I'm a little frightened by not entirely knowing what road has led me here, aside from turning down military jobs, which we all know will always be funded. People think the feds always have money, but its always about what project you're assigned to really. If the funding stops to your project and your boss is too proud to disband the project and transfer you...well sometimes the paychecks stop coming. Thankfully mine are still only "delayed" although some days I'm not sure what difference it makes in the end. I've been hunting for a new job pretty hard for about a month. I'm very hopeful about some things coming through soon.
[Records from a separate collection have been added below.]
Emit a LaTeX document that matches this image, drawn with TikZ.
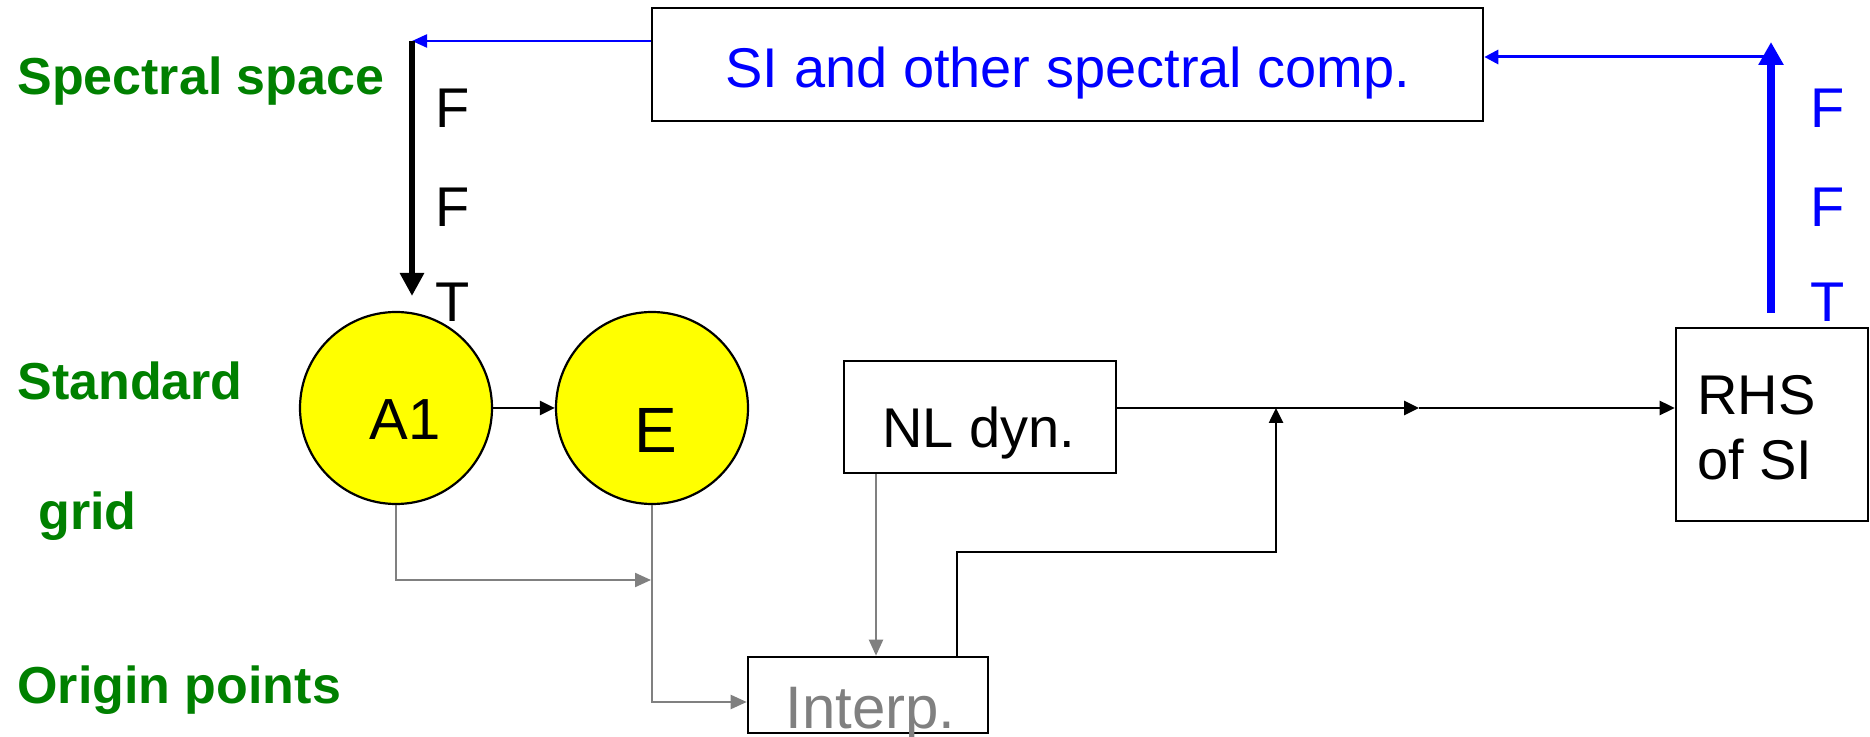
\documentclass[tikz,border=0pt]{standalone}
\usepackage{fontspec}
\setmainfont{Liberation Sans}
\usetikzlibrary{arrows.meta}
\definecolor{dgreen}{RGB}{0,128,0}
\definecolor{pblue}{RGB}{0,0,255}
\definecolor{pgray}{RGB}{128,128,128}
\definecolor{pyellow}{RGB}{255,255,0}
\begin{document}
\begin{tikzpicture}[x=0.5pt,y=-0.5pt,
  box/.style={draw=black, line width=1.3pt, rectangle, inner sep=0pt},
  ball/.style={draw=black, line width=1.1pt, circle, fill=pyellow, minimum size=96pt, inner sep=0pt},
  txt/.style={inner sep=0pt, anchor=base west},
  glabel/.style={txt, text=dgreen, font=\bfseries\fontsize{26pt}{30pt}\selectfont},
  bigtxt/.style={txt, font=\fontsize{28pt}{32pt}\selectfont},
  blk/.style={draw=black, line width=1.3pt, -{Triangle[length=7.5pt,width=7pt]}},
  gr/.style={draw=pgray, line width=1.1pt, -{Triangle[length=8pt,width=7pt]}},
  fftblack/.style={draw=black, line width=3.2pt, -{Triangle[length=11.5pt,width=11.5pt]}},
  fftblue/.style={draw=pblue, line width=3.6pt, -{Triangle[length=11.5pt,width=12pt]}},
  bluethin/.style={draw=pblue, line width=1.1pt, -{Triangle[length=7.5pt,width=6.5pt]}},
  bluemid/.style={draw=pblue, line width=1.5pt, -{Triangle[length=7pt,width=7pt]}}
]
\useasboundingbox (0,0) rectangle (1870,737);

% boxes
\node[box, minimum width=415.5pt, minimum height=56.5pt] (si) at (1067.5,64.5) {};
\node[txt, anchor=base, text=pblue, font=\fontsize{28pt}{32pt}\selectfont] (sit) at (1068,88) {SI and other spectral comp.};

\node[ball] (a1) at (396,408) {};
\node[ball] (e) at (652,408) {};
\node[txt, anchor=base, font=\fontsize{29pt}{32pt}\selectfont] (a1t) at (405,440) {A1};
\node[txt, anchor=base, font=\fontsize{32pt}{36pt}\selectfont] (et) at (656,453) {E};

\node[box, minimum width=136pt, minimum height=56pt] (nl) at (980,417) {};
\node[bigtxt] (nlt) at (882,448) {NL dyn.};

\node[box, minimum width=120pt, minimum height=38pt] (ip) at (868,695) {};
\node[txt, text=pgray, font=\fontsize{30pt}{34pt}\selectfont] (ipt) at (785,728) {Interp.};

\node[box, minimum width=96pt, minimum height=96.5pt] (rhs) at (1772,424.5) {};
\node[bigtxt] (rhs1) at (1697,415) {RHS};
\node[bigtxt] (rhs2) at (1697,480) {of SI};

% green labels
\node[glabel] (lspec) at (17,95) {Spectral space};
\node[glabel] (lstd) at (17,400) {Standard};
\node[glabel] (lgrid) at (38,530) {grid};
\node[glabel] (lorig) at (17,703) {Origin points};

% FFT letters
\node[bigtxt] (f1) at (435,128) {F};
\node[bigtxt] (f2) at (435,227) {F};
\node[bigtxt] (f3) at (435,322) {T};
\node[bigtxt, text=pblue] (b1) at (1810,128) {F};
\node[bigtxt, text=pblue] (b2) at (1810,227) {F};
\node[bigtxt, text=pblue] (b3) at (1810,322) {T};

% top-left connectors
\coordinate (bl) at (412,41);
\coordinate (ffte) at (412,296);
\draw[bluethin] (si.west |- bl) -- (bl);
\draw[fftblack] (bl) -- (ffte);

% right connectors
\coordinate (br) at (1771,313);
\coordinate (bt) at (1771,42);
\coordinate (bj) at (1771,57);
\draw[fftblue] (br) -- (bt);
\draw[bluemid] (bj) -- (si.east |- bj);

% A1 -> E
\draw[blk] (a1) -- (e);

% gray connectors
\coordinate (gj) at (651,580);
\draw[gr] (a1.south) -- (a1.south |- gj) -- (gj);
\coordinate (ej) at (652,702);
\draw[gr] (e.south) -- (ej) -- (ip.west |- ej);
\coordinate (nd) at (876,0);
\draw[gr] (nl.south -| nd) -- (ip.north -| nd);

% interp -> junction
\coordinate (c1) at (957,552);
\coordinate (c2) at (1276,552);
\draw[blk] (ip.north -| c1) -- (c1) -- (c2) -- (c2 |- a1);

% main line to RHS
\coordinate (m) at (1419,408);
\draw[blk] (nl.east |- m) -- (m);
\draw[blk] (m) -- (rhs.west |- m);
\end{tikzpicture}
\end{document}
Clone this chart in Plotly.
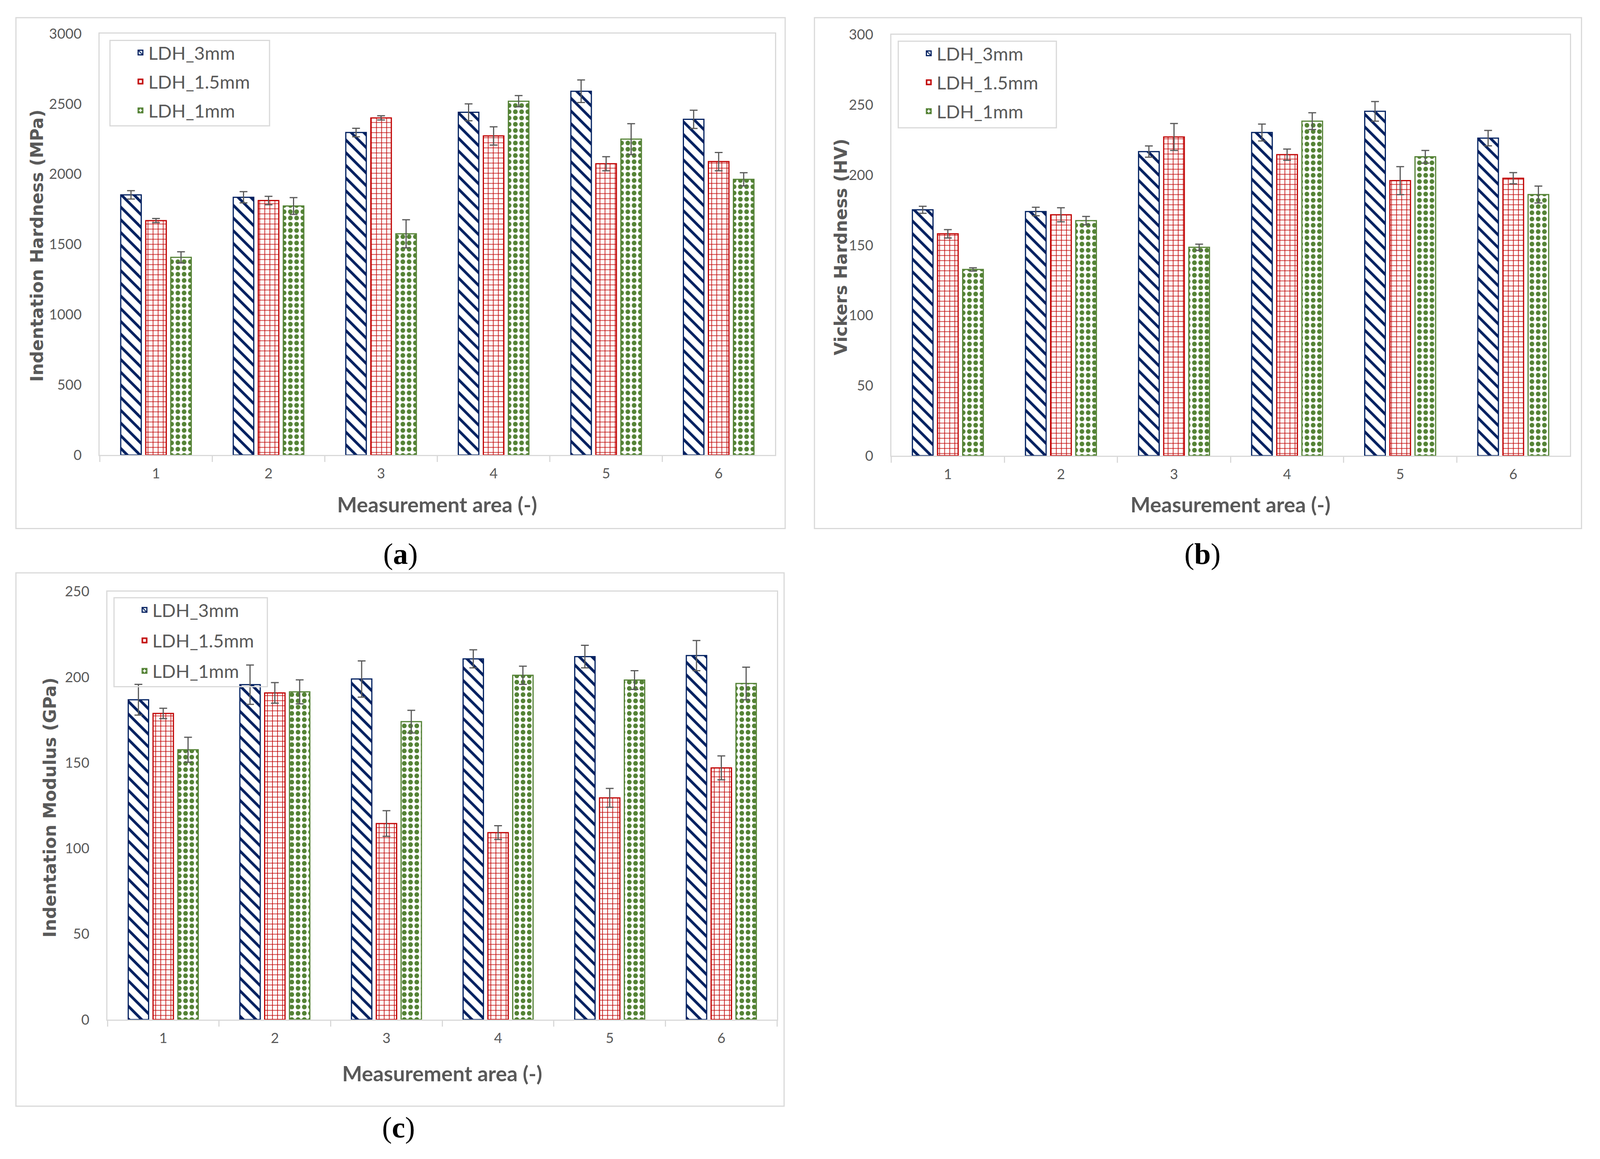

Still, I would like to derive how I got here so I can make sure to not go here again.

Thank you to Violent Acres for this post, because honestly, prior to reading that I didn't quite have the balls to think like this. I didn't know stuff like this could be pulled off. Even now, I still find it amazing and hard to believe how people can live like this with nobody knowing, right on top of their workplace illusions. I wonder how many empty offices every night aren't empty at all. I wonder how many people there are who are just like me, living completely unseen in plain sight.